Wednesday, April 16, 2008

From Downtown!

Sports. Every day the American population is enslaved, not by politics or the economy, but by grown men playing with balls. BALLS. Potty humor aside, it begs the question, why in the world are sports so bloody popular? Shame to say, I won't be answering this question, but instead asking a question of my own. With football, baseball, and basketball taking obvious precendence as the love children of the American public, and hockey and soccer taking backseat being the redheaded (Canada and Europe) step-children. Here's a fun question though, why the bloody hell isn't lacrosse taking the nation by storm? Let us ponder, using the guidelines of popular American sports.

Step 1 - Points
We love excitement here in the U.S. of A. It's why hockey and soccer are often banished to the ESPN2's and Versus' of the world, because the basic American (fe)male can not hold off boredom long enough to watch a 2-1 game. Why do you think football's so bloody popular! The average score of one possession is 3-7 points. I imagine it wouldn't be near as much fun to watch if Touchdowns were worth 3 points and field goals 2 and extra points one. The Super Bowl from this past year would have been won 8-6! Mind-blowing as that is, the average lacrosse score is something along the lines of 14-10 (pulled out of my ass). That's more than the average baseball score to be sure, I just watched a lacrosse game the other day where one team scored 10 times in a quarter! EXCITEMENT!

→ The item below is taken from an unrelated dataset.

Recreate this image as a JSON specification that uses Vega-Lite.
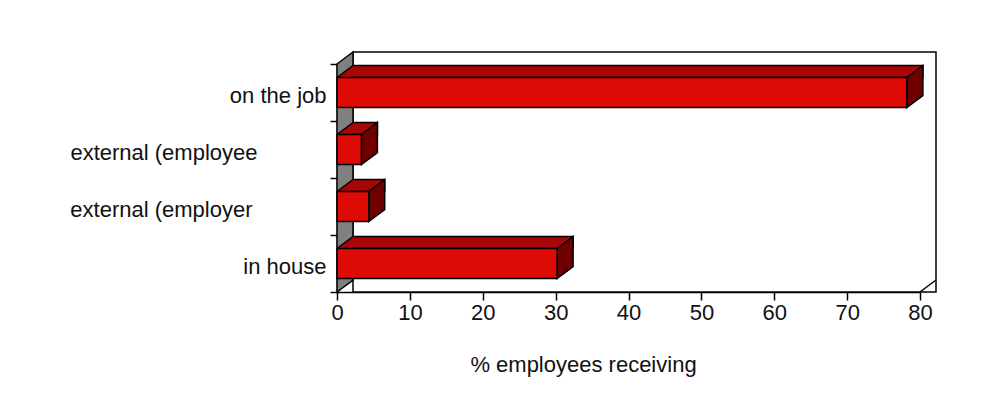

(Side note - maybe the NHL should make each goal worth 10 points, imagine the crowds that would build around a game won 40-20! Maybe even detract points if it doesn't hit the back of the net or hits the bar. I digress)

Point 2 - Speed and Skill!
Have you ever watched a soccer game? It takes them half the bloody game to move close enough to the goal to take a shot, and that's if the defense is tired. Half the thrill of the big three is the way a game can change instantaneously, a hail mary, a home run, a three-pointer! Crazy mutha 'uckas! Lacrosse game speed is intense, with players running up and down the field taking shots every five seconds, bobbing and weaving like mad! I'm getting excited just thinking about it! Someone drug me!

zzzzzz

Point 3 - Violence
Who doesn't love violence? For some reason, hockey has managed to screw up the edge they had here, but the rest of it makes sense. Football's all about tackling and hitting, it's pure testosterone. How's this for basketball. Remember that big Pistons/Pacers brawl that spilled into the audience? That may have been tragic and all that, but how many people do you think tuned in the next time they played hoping for a repeat? I know what you're asking now, what about baseball? Oh, you're not asking that? Then I'll move on. In lacrosse, while you're doing the aforementioned bobbing and weaving, you're constantly being beaten with the other players sticks! The average lacrosse player probably has enough welts to put those crawling skin beetles from The Mummy Returns to shame!

I rest my case. These three points clearly demonstrate the thirst that all American's secretly have to watch the highly entertaining sport of lacrosse. So get cracking fatties! Next time you see the game on Versus or ESPNU, give it a try and watch how totally awesome you think it is. You'll thank me for it later.

-SatR

2 comments:

Jake said...

Haha, the guys are hitting each other with their sticks. That just sounds dirty.

P.S. The Captchka for this post was one 3-letter rearrange from being "All Buttz"

N said...

Cool as lacrosse is, it's viewed as a "rich kid's" sport. Like tennis. Or badminton. I'm not saying this is a fair view, but that's why people go to football games.